▸ **Plotting code records**:
· · · · ·
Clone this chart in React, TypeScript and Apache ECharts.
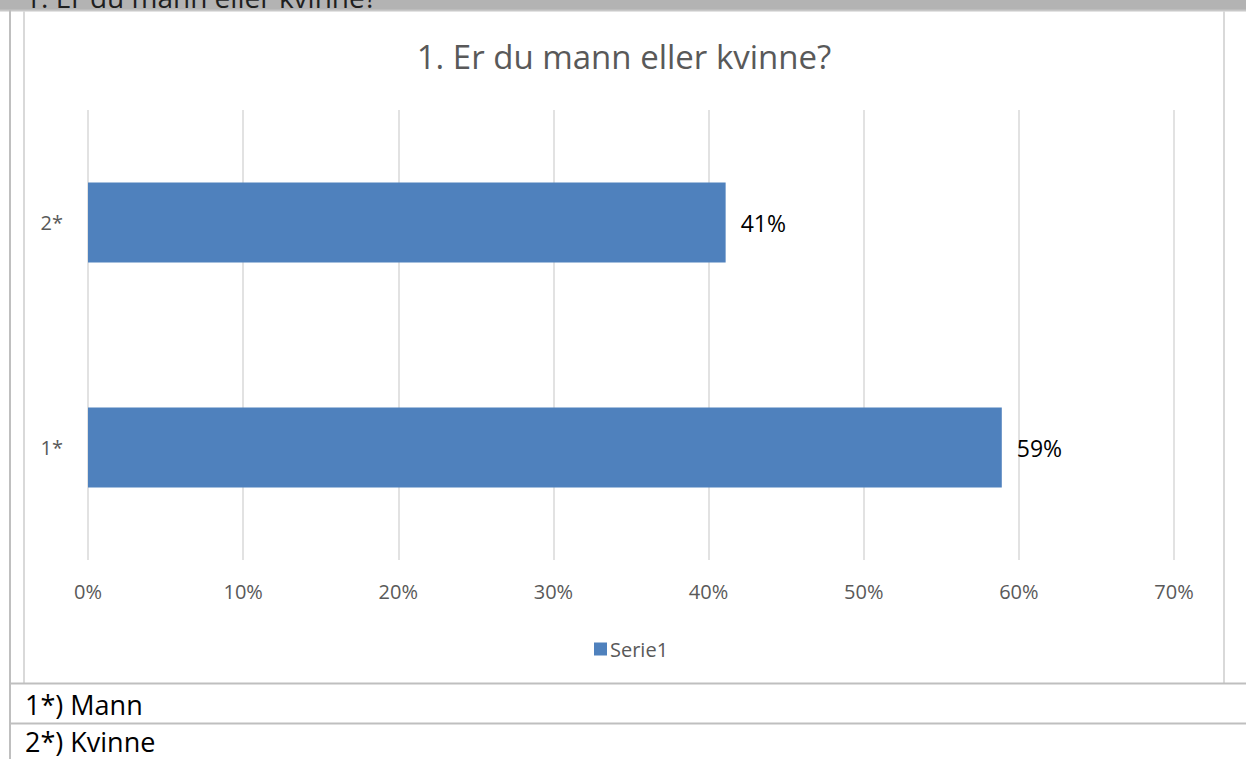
import React, { useEffect, useRef } from "react";
import * as echarts from "echarts";

const categories = ["1*", "2*"];
const values = [0.589, 0.411];
const seriesName = "Serie1";
const titleText = "1. Er du mann eller kvinne?";
const footnotes = ["1*) Mann", "2*) Kvinne"];
const xMax = 0.7;
const xInterval = 0.1;

const FONT = "'Open Sans', 'Noto Sans', sans-serif";

export default function App() {
  const ref = useRef<HTMLDivElement>(null);
  useEffect(() => {
    if (!ref.current) return;
    const chart = echarts.init(ref.current, undefined, { renderer: "svg" });
    chart.setOption({
      animation: false,
      backgroundColor: "#ffffff",
      textStyle: { fontFamily: FONT },
      title: {
        text: titleText,
        left: 619,
        textAlign: "center",
        top: 35,
        textStyle: { fontFamily: FONT, fontSize: 33, fontWeight: "normal", color: "#595959" },
      },
      legend: {
        data: [seriesName],
        left: 589,
        top: 634,
        icon: "rect",
        itemWidth: 13,
        itemHeight: 13,
        itemGap: 6,
        textStyle: { fontFamily: FONT, fontSize: 20, color: "#595959", padding: [0, 0, 0, -2] },
      },
      grid: { left: 88, right: 72, top: 110, bottom: 199, containLabel: false },
      xAxis: {
        type: "value",
        min: 0,
        max: xMax,
        interval: xInterval,
        axisLine: { show: false },
        axisTick: { show: false },
        splitLine: { show: true, lineStyle: { color: "#d9d9d9", width: 1.5 } },
        axisLabel: {
          margin: 21,
          fontFamily: FONT,
          fontSize: 20,
          color: "#595959",
          formatter: (v: number) => `${Math.round(v * 100)}%`,
        },
      },
      yAxis: {
        type: "category",
        data: categories,
        axisLine: { show: false },
        axisTick: { show: false },
        splitLine: { show: false },
        axisLabel: { margin: 25, fontFamily: FONT, fontSize: 20, color: "#595959" },
      },
      series: [
        {
          name: seriesName,
          type: "bar",
          data: values,
          barCategoryGap: "64.5%",
          itemStyle: { color: "#4f81bd" },
          label: {
            show: true,
            position: "right",
            distance: 15,
            fontFamily: FONT,
            fontSize: 23,
            color: "#000000",
            formatter: (p: any) => `${Math.round(p.value * 100)}%`,
          },
        },
      ],
      graphic: [
        { type: "rect", z: 100, shape: { x: 0, y: 0, width: 1246, height: 10 }, style: { fill: "#b3b3b3" } },
        {
          type: "text",
          z: 101,
          x: 25,
          y: 10.5,
          style: { text: titleText, fontFamily: FONT, fontSize: 28, fill: "#1f1f1f", verticalAlign: "bottom" },
        },
        { type: "line", z: 102, shape: { x1: 0, y1: 10.5, x2: 1246, y2: 10.5 }, style: { stroke: "#c8c8c8", lineWidth: 2 } },
        { type: "line", z: 102, shape: { x1: 10, y1: 10, x2: 10, y2: 759 }, style: { stroke: "#bfbfbf", lineWidth: 2 } },
        { type: "line", z: 102, shape: { x1: 24, y1: 11, x2: 24, y2: 683 }, style: { stroke: "#d9d9d9", lineWidth: 2 } },
        { type: "line", z: 102, shape: { x1: 1224, y1: 11, x2: 1224, y2: 683 }, style: { stroke: "#d9d9d9", lineWidth: 2 } },
        { type: "line", z: 102, shape: { x1: 10, y1: 683.5, x2: 1246, y2: 683.5 }, style: { stroke: "#bfbfbf", lineWidth: 2 } },
        { type: "line", z: 102, shape: { x1: 10, y1: 723.5, x2: 1246, y2: 723.5 }, style: { stroke: "#bfbfbf", lineWidth: 2 } },
        {
          type: "text",
          z: 101,
          x: 25,
          y: 704,
          style: { text: footnotes[0], fontFamily: FONT, fontSize: 27, fill: "#000000", verticalAlign: "middle" },
        },
        {
          type: "text",
          z: 101,
          x: 25,
          y: 741,
          style: { text: footnotes[1], fontFamily: FONT, fontSize: 27, fill: "#000000", verticalAlign: "middle" },
        },
      ],
    });
    return () => chart.dispose();
  }, []);
  return <div ref={ref} style={{ position: "absolute", left: 0, top: 0, width: 1246, height: 759 }} />;
}
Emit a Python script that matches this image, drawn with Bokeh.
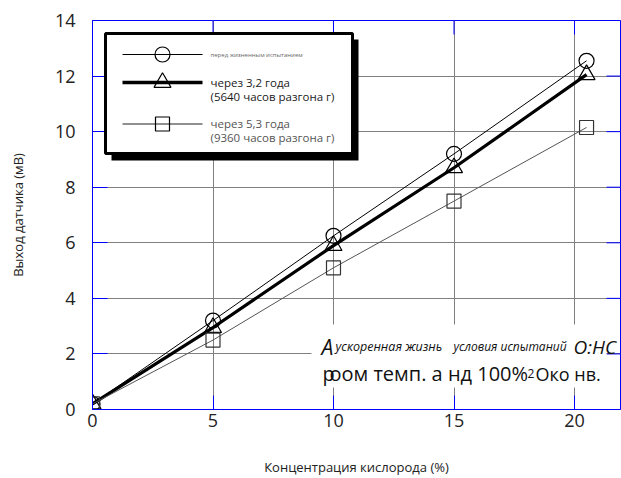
from bokeh.plotting import figure
from bokeh.models import Range1d, FixedTicker, BoxAnnotation, Label
from bokeh.embed import file_html
from bokeh.resources import INLINE

# ---- data ----
oxygen = [0, 5, 10, 15, 20.5]
before_test = [0.2, 3.2, 6.25, 9.2, 12.55]
after_3_2 = [0.2, 2.95, 5.9, 8.7, 12.05]
after_5_3 = [0.2, 2.5, 5.1, 7.5, 10.15]
x_ticks = [0, 5, 10, 15, 20]
y_ticks = [0, 2, 4, 6, 8, 10, 12, 14]

FONT = "Open Sans"
BLUE = "#0000ff"
GRID = "#808080"

W, H = 621, 478
BL, BR, BT, BB = 92, 1, 20, 69
FW, FH = W - BL - BR, H - BT - BB
X_END = FW / 24.1
Y_END = 14
FL, FT = BL, BT  # picture position of the frame's top-left corner


def dx(px):
    return (px - FL) / FW * X_END


def dy(py):
    return (FT + FH - py) / FH * Y_END


p = figure(width=W, height=H,
           x_range=Range1d(0, X_END), y_range=Range1d(0, Y_END),
           output_backend="svg", toolbar_location=None,
           min_border_left=BL, min_border_right=BR,
           min_border_top=BT, min_border_bottom=BB)
p.outline_line_color = BLUE
p.outline_line_width = 1
p.background_fill_color = "white"
p.border_fill_color = "white"

p.xaxis.axis_label = "Концентрация кислорода (%)"
p.yaxis.axis_label = "Выход датчика (мВ)"

for ax in (p.xaxis[0], p.yaxis[0]):
    ax.axis_line_color = BLUE
    ax.major_tick_line_color = BLUE
    ax.major_tick_in = 14
    ax.major_tick_out = 0
    ax.minor_tick_line_color = None
    ax.major_label_text_font = FONT
    ax.major_label_text_font_size = "18px"
    ax.major_label_text_color = "#222222"
    ax.axis_label_text_font = FONT
    ax.axis_label_text_font_size = "13px"
    ax.axis_label_text_font_style = "normal"
    ax.axis_label_text_color = "#222222"

p.xaxis.ticker = FixedTicker(ticks=x_ticks)
p.yaxis.ticker = FixedTicker(ticks=y_ticks)
p.yaxis.major_tick_in = 15
p.xaxis.major_label_standoff = 4
p.xaxis.axis_label_standoff = 28
p.yaxis.major_label_standoff = 17
p.yaxis.axis_label_standoff = 25

p.xgrid.ticker = FixedTicker(ticks=x_ticks)
p.ygrid.ticker = FixedTicker(ticks=y_ticks)
p.xgrid.grid_line_color = GRID
p.ygrid.grid_line_color = GRID
p.xgrid.grid_line_width = 1
p.ygrid.grid_line_width = 1

# inside ticks on the top and right edges of the box
tick_dy = 14 / FH * Y_END
tick_dx = 14 / FW * X_END
p.segment(x0=x_ticks, y0=[Y_END] * len(x_ticks), x1=x_ticks,
          y1=[Y_END - tick_dy] * len(x_ticks), line_color=BLUE, line_width=1)
p.segment(x0=[X_END] * len(y_ticks), y0=y_ticks, x1=[X_END - tick_dx] * len(y_ticks),
          y1=y_ticks, line_color=BLUE, line_width=1)

# ---- series ----
p.line(oxygen, before_test, line_color="black", line_width=1)
p.scatter(oxygen, before_test, marker="circle", size=15, fill_color=None,
          line_color="black", line_width=1.2)
p.line(oxygen, after_3_2, line_color="black", line_width=3.2)
p.scatter(oxygen, after_3_2, marker="triangle", size=17, fill_color=None,
          line_color="black", line_width=1.2)
p.line(oxygen, after_5_3, line_color="#555555", line_width=1)
p.scatter(oxygen, after_5_3, marker="square", size=14, fill_color=None,
          line_color="#333333", line_width=1.2)

# ---- legend (drawn by hand) ----
p.add_layout(BoxAnnotation(left=dx(111), right=dx(358), top=dy(39), bottom=dy(160),
                           fill_color="black", fill_alpha=1, line_color=None))
p.add_layout(BoxAnnotation(left=dx(105), right=dx(352), top=dy(33), bottom=dy(153),
                           fill_color="white", fill_alpha=1, line_color="black",
                           line_width=3, line_alpha=1))

samples = [
    (54, 1.2, "circle", 15, "black"),
    (82, 3.6, "triangle", 17, "black"),
    (123.5, 1.2, "square", 14, "#222222"),
]
for yy, lw, mk, sz, col in samples:
    r = p.line([dx(122), dx(202)], [dy(yy), dy(yy)], line_color=col, line_width=lw)
    r.level = "overlay"
    r = p.scatter([dx(162)], [dy(yy)], marker=mk, size=sz, fill_color=None,
                  line_color="black", line_width=1.2)
    r.level = "overlay"

legend_texts = [
    ("перед жизненным испытанием", 54, "6px", "#666666"),
    ("через 3,2 года", 82, "11.5px", "#1a1a1a"),
    ("(5640 часов разгона г)", 96, "11.5px", "#1a1a1a"),
    ("через 5,3 года", 123, "11.5px", "#555555"),
    ("(9360 часов разгона г)", 137, "11.5px", "#555555"),
]
for txt, yy, fs, col in legend_texts:
    p.add_layout(Label(x=dx(210), y=dy(yy), text=txt, text_font=FONT,
                       text_font_size=fs, text_color=col,
                       text_baseline="middle", text_align="left"))

# ---- annotation text box ----
p.add_layout(BoxAnnotation(left=dx(311), right=dx(606), top=dy(324), bottom=dy(387),
                           fill_color="white", fill_alpha=1, line_color=None))

note_pieces = [
    ("A", 321, 346, "21px", "italic"),
    ("ускоренная жизнь", 335, 346, "12.5px", "italic"),
    ("условия испытаний", 453, 346, "12px", "italic"),
    ("О:НС", 573, 346, "19px", "italic"),
    ("р", 322, 373, "20px", "normal"),
    ("оом темп. а нд 100%", 329, 373, "20px", "normal"),
    ("2", 527, 373, "12px", "normal"),
    ("Око нв.", 535, 373, "18px", "normal"),
]
for txt, xx, yy, fs, st in note_pieces:
    p.add_layout(Label(x=dx(xx), y=dy(yy), text=txt, text_font=FONT,
                       text_font_size=fs, text_font_style=st, text_color="#111111",
                       text_baseline="alphabetic", text_align="left"))

open("out.html", "w").write(file_html(p, INLINE))
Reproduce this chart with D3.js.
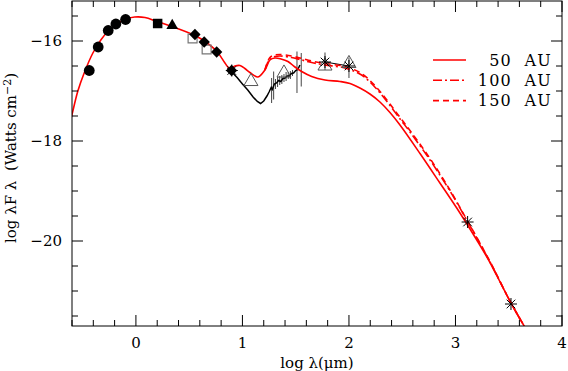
<!DOCTYPE html>
<html><head><meta charset="utf-8">
<script src="https://cdn.jsdelivr.net/npm/d3@7"></script>
<style>
body{margin:0;background:#fff;}
svg{display:block;}
text{font-family:"DejaVu Serif",serif;fill:#000;}
</style></head>
<body>
<svg id="c" width="568" height="371"></svg>
<script>
// ---------- data ----------
const xTicks = [0,1,2,3,4];
const yTicks = [-16,-18,-20];
const legendLabels = ["50 AU","100 AU","150 AU"];

const filledCircles = [[-0.438,-16.59],[-0.354,-16.12],[-0.26,-15.79],[-0.188,-15.66],[-0.097,-15.57]];
const filledSquares = [[0.204,-15.65]];
const filledTriangles = [[0.341,-15.69]];
const filledDiamonds = [[0.554,-15.87],[0.641,-16.02],[0.758,-16.22],[0.898,-16.59]];
const openSquares = [[0.532,-15.95],[0.664,-16.17]];
const openTriangles = [[1.08,-16.81],[1.39,-16.64],[1.775,-16.50],[2.0,-16.45]];
const asterisks = [[0.9,-16.59],[1.775,-16.42],[2.0,-16.50],[3.114,-19.62],[3.521,-21.26]];
const asteriskLink = [[1.775,-16.42],[2.0,-16.50]];

// spectrum (log lambda, log lambdaF)
const spectrum = [[0.86,-16.54],[0.90,-16.62],[0.95,-16.73],[1.0,-16.86],[1.05,-16.98],[1.10,-17.12],
  [1.14,-17.21],[1.17,-17.25],[1.20,-17.20],[1.23,-17.10],[1.25,-17.02],[1.27,-16.93],[1.28,-16.97],
  [1.30,-16.86],[1.32,-16.84],[1.34,-16.79],[1.36,-16.81],[1.38,-16.75],[1.40,-16.74],[1.42,-16.70],
  [1.44,-16.70],[1.46,-16.65],[1.48,-16.64],[1.50,-16.59],[1.52,-16.57],[1.54,-16.48]];
// error bars: [log lambda, top, bottom]
const errorBars = [[1.274,-16.74,-17.24],[1.293,-16.61,-17.17],[1.31,-16.76,-16.96],[1.33,-16.72,-16.92],
  [1.35,-16.70,-16.88],[1.37,-16.68,-16.86],[1.39,-16.66,-16.82],[1.41,-16.62,-16.80],[1.43,-16.62,-16.76],
  [1.45,-16.60,-16.76],[1.47,-16.58,-16.70],[1.512,-16.21,-17.04],[1.552,-16.24,-16.91],
  [1.775,-16.23,-16.58],[2.0,-16.33,-16.74]];

const modelShared = [[-0.65,-17.86],[-0.607,-17.53],[-0.545,-17.0],[-0.482,-16.62],[-0.404,-16.24],[-0.326,-15.97],
  [-0.232,-15.74],[-0.106,-15.57],[-0.012,-15.52],[0.085,-15.53],[0.197,-15.61],[0.338,-15.71],
  [0.554,-15.89],[0.648,-16.01],[0.761,-16.21],[0.836,-16.44],[0.88,-16.55],[0.93,-16.50],
  [0.977,-16.49],[1.023,-16.55],[1.07,-16.63],[1.146,-16.72],[1.211,-16.58]];
const model50 = [[1.258,-16.38],[1.305,-16.34],[1.362,-16.36],[1.427,-16.41],[1.493,-16.52],[1.556,-16.61],
  [1.65,-16.71],[1.775,-16.78],[1.915,-16.81],[2.01,-16.85],[2.103,-16.94],[2.197,-17.06],[2.291,-17.22],
  [2.385,-17.43],[2.479,-17.68],[2.667,-18.25],[2.854,-18.84],[3.042,-19.44],[3.2,-19.98],[3.324,-20.43],
  [3.521,-21.24],[3.70,-21.90]];
const model100 = [[1.258,-16.35],[1.305,-16.31],[1.352,-16.30],[1.462,-16.33],[1.54,-16.37],[1.65,-16.43],
  [1.775,-16.48],[1.962,-16.54],[2.119,-16.68],[2.225,-16.88],[2.30,-17.06],[2.385,-17.29],[2.48,-17.56],
  [2.573,-17.82],[2.761,-18.38],[2.948,-19.00],[3.1,-19.56],[3.324,-20.42],[3.521,-21.24],[3.70,-21.90]];
const model150 = [[1.258,-16.33],[1.305,-16.28],[1.352,-16.27],[1.462,-16.30],[1.54,-16.34],[1.65,-16.40],
  [1.775,-16.45],[1.962,-16.51],[2.119,-16.65],[2.225,-16.85],[2.30,-17.03],[2.385,-17.26],[2.48,-17.53],
  [2.573,-17.79],[2.761,-18.35],[2.948,-18.98],[3.1,-19.55],[3.324,-20.41],[3.521,-21.24],[3.70,-21.90]];

// ---------- chart ----------
const svg = d3.select("#c");
const L=72, R=562, T=1, B=326;
const x = d3.scaleLinear().domain([-0.6,4]).range([L,R]);
const y = d3.scaleLinear().domain([-15.2,-21.7]).range([T,B]);

svg.append("defs").append("clipPath").attr("id","clip")
  .append("rect").attr("x",L).attr("y",T).attr("width",R-L).attr("height",B-T);

const plot = svg.append("g").attr("clip-path","url(#clip)");
const line = d3.line().x(d=>x(d[0])).y(d=>y(d[1])).curve(d3.curveCatmullRom.alpha(0.5));

// spectrum and error bars
plot.selectAll(".eb").data(errorBars).join("line")
  .attr("x1",d=>x(d[0])).attr("x2",d=>x(d[0])).attr("y1",d=>y(d[1])).attr("y2",d=>y(d[2]))
  .attr("stroke","#444").attr("stroke-width",1);
plot.append("path").datum(spectrum).attr("d",d3.line().x(d=>x(d[0])).y(d=>y(d[1])))
  .attr("fill","none").attr("stroke","#000").attr("stroke-width",1.5);
plot.append("path").datum(asteriskLink).attr("d",d3.line().x(d=>x(d[0])).y(d=>y(d[1])))
  .attr("fill","none").attr("stroke","#000").attr("stroke-width",1);

// models
const red="#ff0000";
const models = [
  {data: modelShared.concat(model50), dash:null},
  {data: modelShared.slice(-1).concat(model100), dash:"9,3,2,3"},
  {data: modelShared.slice(-1).concat(model150), dash:"6,4"}
];
models.forEach(m=>{
  plot.append("path").datum(m.data).attr("d",line).attr("fill","none")
    .attr("stroke",red).attr("stroke-width",1.6).attr("stroke-dasharray",m.dash);
});

// markers
function sym(type,size){return d3.symbol().type(type).size(size)();}
plot.selectAll(".oc").data(filledCircles).join("circle")
  .attr("cx",d=>x(d[0])).attr("cy",d=>y(d[1])).attr("r",5.4).attr("fill","#000");
plot.selectAll(".fs").data(filledSquares).join("path")
  .attr("transform",d=>`translate(${x(d[0])},${y(d[1])})`).attr("d",sym(d3.symbolSquare,90)).attr("fill","#000");
plot.selectAll(".ft").data(filledTriangles).join("path")
  .attr("transform",d=>`translate(${x(d[0])},${y(d[1])})`).attr("d",sym(d3.symbolTriangle,60)).attr("fill","#000");
plot.selectAll(".os").data(openSquares).join("path")
  .attr("transform",d=>`translate(${x(d[0])},${y(d[1])})`).attr("d",sym(d3.symbolSquare,80))
  .attr("fill","none").attr("stroke","#777").attr("stroke-width",1.2);
plot.selectAll(".fd").data(filledDiamonds).join("path")
  .attr("transform",d=>`translate(${x(d[0])},${y(d[1])}) rotate(45)`).attr("d",sym(d3.symbolSquare,64)).attr("fill","#000");
plot.selectAll(".ot").data(openTriangles).join("path")
  .attr("transform",d=>`translate(${x(d[0])},${y(d[1])})`).attr("d",sym(d3.symbolTriangle,85))
  .attr("fill","none").attr("stroke","#555").attr("stroke-width",1);
const ast = "M0,-6L0,6M-6,0L6,0M-4.3,-4.3L4.3,4.3M-4.3,4.3L4.3,-4.3";
plot.selectAll(".as").data(asterisks).join("path")
  .attr("transform",d=>`translate(${x(d[0])},${y(d[1])})`).attr("d",ast)
  .attr("fill","none").attr("stroke","#000").attr("stroke-width",1);

// frame and ticks
svg.append("rect").attr("x",L).attr("y",T).attr("width",R-L).attr("height",B-T)
  .attr("fill","none").attr("stroke","#000").attr("stroke-width",1);
const ax = svg.append("g").attr("stroke","#000").attr("stroke-width",1);
const xMinor = d3.range(-0.6,4.0001,0.2).map(v=>+v.toFixed(1));
xMinor.forEach(v=>{
  const major = xTicks.includes(v); const len = major?11:6;
  ax.append("line").attr("x1",x(v)).attr("x2",x(v)).attr("y1",B).attr("y2",B-len);
  ax.append("line").attr("x1",x(v)).attr("x2",x(v)).attr("y1",T).attr("y2",T+len);
});
const yMinor = d3.range(-15.5,-21.7,-0.5).map(v=>+v.toFixed(1));
yMinor.forEach(v=>{
  const major = yTicks.includes(v); const len = major?11:6;
  ax.append("line").attr("y1",y(v)).attr("y2",y(v)).attr("x1",L).attr("x2",L+len);
  ax.append("line").attr("y1",y(v)).attr("y2",y(v)).attr("x1",R).attr("x2",R-len);
});
svg.selectAll(".xl").data(xTicks).join("text")
  .attr("x",d=>x(d)).attr("y",348).attr("text-anchor","middle").attr("font-size",15).text(d=>d);
svg.selectAll(".yl").data(yTicks).join("text")
  .attr("x",62).attr("y",d=>y(d)+5).attr("text-anchor","end").attr("font-size",15).text(d=>"\u2212"+Math.abs(d));

svg.append("text").attr("x",317).attr("y",368).attr("text-anchor","middle").attr("font-size",15)
  .text("log λ(μm)");
const yl = svg.append("text").attr("transform","translate(16,158) rotate(-90)").attr("text-anchor","middle")
  .attr("font-size",15).style("white-space","pre");
yl.append("tspan").text("log λF ");
yl.append("tspan").text("λ");
yl.append("tspan").text("  (Watts cm");
yl.append("tspan").attr("dy",-5).attr("font-size",11).text("−2");
yl.append("tspan").attr("dy",5).text(")");

// legend
const lg = svg.append("g");
const dashes=[null,"9,3,2,3","6,4"];
legendLabels.forEach((t,i)=>{
  const yy = 60 + i*20.3;
  lg.append("line").attr("x1",433).attr("x2",466).attr("y1",yy).attr("y2",yy)
    .attr("stroke",red).attr("stroke-width",1.6).attr("stroke-dasharray",dashes[i]);
  lg.append("text").attr("x",552).attr("y",yy+5.5).attr("text-anchor","end").attr("font-size",16)
    .attr("letter-spacing",1.2).style("white-space","pre").text(t.replace(" ","  "));
});
</script>
</body></html>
· · · · ·
Determine how many lines in the listing above hold the word "React", answering with the number only.

▸ **COMPLETED TASK**: 2